Souvenirs de "La Commare secca"




La Commare secca est le premier long métrage de Bernardo Bertolucci ; le film est sorti en 1962.


Rome

 C’est une Rome en noir et blanc du début des années 60, celle des borgate que l’on voit aussi dans les films de Pasolini (l’auteur du scénario de ce premier film de Bertolucci), mais surtout du quartier Ostiense, près de la basilique San Paolo, où se noue l’intrigue. La prostituée assassinée exerce son activité dans le parc Paolino, situé juste derrière la basilique; la scène du meurtre se situe au bord du Tibre, sous le pont Marconi, près du cynodrome.




La pluie 

La structure narrative du film est visiblement inspirée du Rashomon de Kurosawa : les uns après les autres, les personnes suspectées du meurtre de la prostituée témoignent, en donnant leur version des faits. Et au même moment, dans des lieux différents, ils sont surpris par un orage violent, qui efface les traces de la mort au travail, lave les mensonges et les remords.
 


 Ragazzi di vita 

Il y a Canticchio, qui guette les couples occupés à flirter sur les bords du Tibre pour leur chiper un sac ou un transistor ; Il Califfo, qui sort de prison et vit aux crochets de sa femme, avec qui il se dispute régulièrement ; Francolicchio et Pipito, deux garçons passés maîtres dans l’art difficile de la petite arnaque, notamment aux dépens des homosexuels qui draguent dans les parcs. Francolicchio aura moins de chance que son compère, et il finira noyé dans le Tibre. C’était le plus sentimental des deux ; il aimait fredonner à ses conquêtes féminines la chanson de Nico Fidenco Come nasce un’amore : “Ti voglio far provare come nasce un’amore / Forse tu non lo sai / Piano piano ti sfiorerò / E le labbra ti toccherò / E come una farfalla che si posa su un fiore / Io ti accarezzerò...” 



 Allen Midgette 

Comment un jeune homme blond venu du New Jersey s’est-il retrouvé à Rome pour jouer le rôle de Teodoro Cosentino, un soldat de Catanzaro, avec, par la grâce du doublage, un accent calabrais à couper au couteau ? C’est un des mystères et des charmes du cinéma italien de ces années-là... Deux ans plus tard, Midgette sera Agostino dans Prima della Rivoluzione. On le verra aussi, très furtivement, au début de La Stratégie de l’araignée : c’est le marin qui descend du train en gare de Tara, en même temps qu’Athos Magnani.
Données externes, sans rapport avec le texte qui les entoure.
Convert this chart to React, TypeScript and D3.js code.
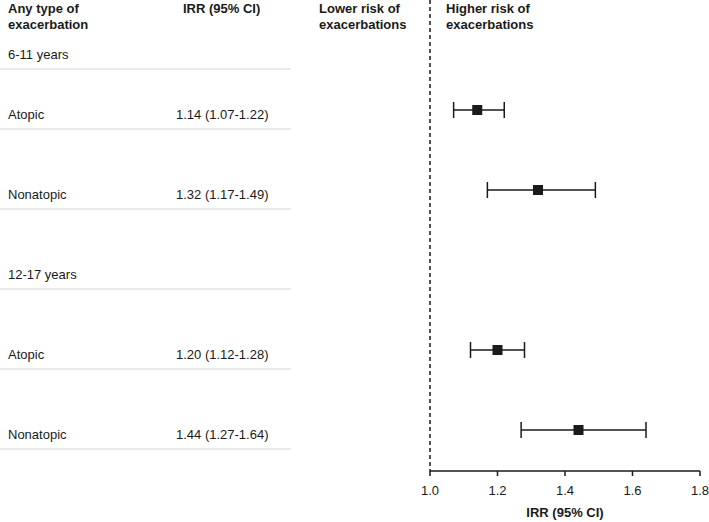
import * as d3 from "d3";

const rowLabels = ["6-11 years", "Atopic", "Nonatopic", "12-17 years", "Atopic", "Nonatopic"];
const irr: (number | null)[] = [null, 1.14, 1.32, null, 1.2, 1.44];
const lower: (number | null)[] = [null, 1.07, 1.17, null, 1.12, 1.27];
const upper: (number | null)[] = [null, 1.22, 1.49, null, 1.28, 1.64];
const xTicks = [1.0, 1.2, 1.4, 1.6, 1.8];

const W = 709;
const H = 522;
const FONT = "'Liberation Sans', Arial, sans-serif";
const INK = "#1a1a1a";
const RULE = "#d6d6d6";

export default function App() {
  // x scale for the forest plot
  const x = d3.scaleLinear().domain([1.0, 1.8]).range([430, 700]);
  // row separators: first row is shorter (sits under the header)
  const sep = d3.scaleLinear().domain([0, 1, 5]).range([69, 129, 449]);
  const axisY = 471;
  const fmt = d3.format(".2f");

  return (
    <svg
      width={W}
      height={H}
      style={{ position: "absolute", left: 0, top: 0, fontFamily: FONT }}
    >
      <rect width={W} height={H} fill="#fff" />

      {/* header */}
      <g fontWeight="bold" fontSize={13} fill={INK}>
        <text x={8} y={13}>Any type of</text>
        <text x={8} y={28.5}>exacerbation</text>
        <text x={183} y={13}>IRR (95% CI)</text>
        <text x={319} y={13}>Lower risk of</text>
        <text x={319} y={28.5}>exacerbations</text>
        <text x={446} y={13}>Higher risk of</text>
        <text x={446} y={28.5}>exacerbations</text>
      </g>

      {/* rows */}
      {rowLabels.map((label, i) => {
        const yText = sep(i) - 15;
        const v = irr[i];
        const lo = lower[i];
        const hi = upper[i];
        return (
          <g key={i}>
            <line x1={0} x2={291} y1={sep(i)} y2={sep(i)} stroke={RULE} strokeWidth={1.2} />
            <text x={8} y={yText} dy="0.35em" fontSize={13} fill={INK}>
              {label}
            </text>
            {v != null && lo != null && hi != null && (
              <>
                <text x={176} y={yText} dy="0.35em" fontSize={13} fill={INK}>
                  {`${fmt(v)} (${fmt(lo)}-${fmt(hi)})`}
                </text>
                <g stroke={INK} strokeWidth={1.5}>
                  <line x1={x(lo)} x2={x(hi)} y1={sep(i) - 19} y2={sep(i) - 19} />
                  <line x1={x(lo)} x2={x(lo)} y1={sep(i) - 27} y2={sep(i) - 11} />
                  <line x1={x(hi)} x2={x(hi)} y1={sep(i) - 27} y2={sep(i) - 11} />
                </g>
                <rect x={x(v) - 5} y={sep(i) - 24} width={10} height={10} fill={INK} />
              </>
            )}
          </g>
        );
      })}

      {/* reference line at 1.0 */}
      <line
        x1={x(1)}
        x2={x(1)}
        y1={0}
        y2={axisY}
        stroke={INK}
        strokeWidth={1.5}
        strokeDasharray="4 3"
      />

      {/* x axis */}
      <line x1={x(1.0)} x2={x(1.8)} y1={axisY} y2={axisY} stroke={INK} strokeWidth={1.5} />
      {xTicks.map((t) => (
        <g key={t}>
          <line x1={x(t)} x2={x(t)} y1={axisY} y2={axisY + 5} stroke={INK} strokeWidth={1.5} />
          <text x={x(t)} y={axisY + 19} dy="0.35em" textAnchor="middle" fontSize={13} fill={INK}>
            {d3.format(".1f")(t)}
          </text>
        </g>
      ))}
      <text
        x={(x(1.0) + x(1.8)) / 2}
        y={axisY + 41}
        dy="0.35em"
        textAnchor="middle"
        fontSize={13}
        fontWeight="bold"
        fill={INK}
      >
        IRR (95% CI)
      </text>
    </svg>
  );
}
Midgette apparaîtra une dernière fois dans un film de Bertolucci en 1975 : il joue le rôle d’un vagabond qui s’accuse du meurtre d’un enfant, dans la seconde partie de Novecento. À cette époque, il est devenu à New York l’un des acteurs de la Factory de Warhol et le sosie officiel du maître, qui l’envoie souvent à sa place dans des vernissages, des séances d'interviews ou des conférences. 

La Camarde 

L’explication du titre est donnée dans la toute dernière image du film ; on y voit la façade de l’église Santa Maria dell’Orazione e Morte, dans la Via Giulia, et plus particulièrement la plaque située à côté de la porte de l’édifice, où est représentée la Camarde. On voit alors s’inscrire à l’écran les derniers mots d’un des nombreux sonnets écrits en dialecte romain (le romanesco) par Gioachino Belli : "E già la comaraccia secca de strada Giulia arza er rampino" ("Et déjà la camarde de Via Giulia soulève sa faux"). Pasolini avait déjà placé ces vers en épigraphe de son premier roman, Ragazzi di vita, dont le dernier chapitre est également intitulé La Commare secca. Bertolucci dit à ce propos à Jean Gili (in Le Cinéma italien, 10 / 18, 1978) : «Mon film est également un film sur la mort la "commare secca" veut dire la mort en dialecte romain – cependant, ici, elle était vue de manière plus lyrique, plus crépuscuaire, que chez Pasolini. Le sens de la sacralité de Pier Paolo me manquait et me manque. L'odeur de la mort était davantage donnée dans La Commare secca par la manière dont j'avais structuré le film, un film entièrement construit sur le temps qui passe et qui consume tout, et cela ne se voit pas. L'idée, c'est un peu la fameuse phrase de Cocteau : "Le cinéma, c'est saisir la mort au travail." (...) Je voulais vraiment raconter comment le temps agit : quelque chose de tout à fait semblable  à la mort qui travaille, c'est à dire le temps qui passe et la mort à l’œuvre. L'orage unifiait le tout, rappelait la mort, et la pluie lavait cette convention de la mort : à vingt et un ans, d'ailleurs, je me croyais immortel.»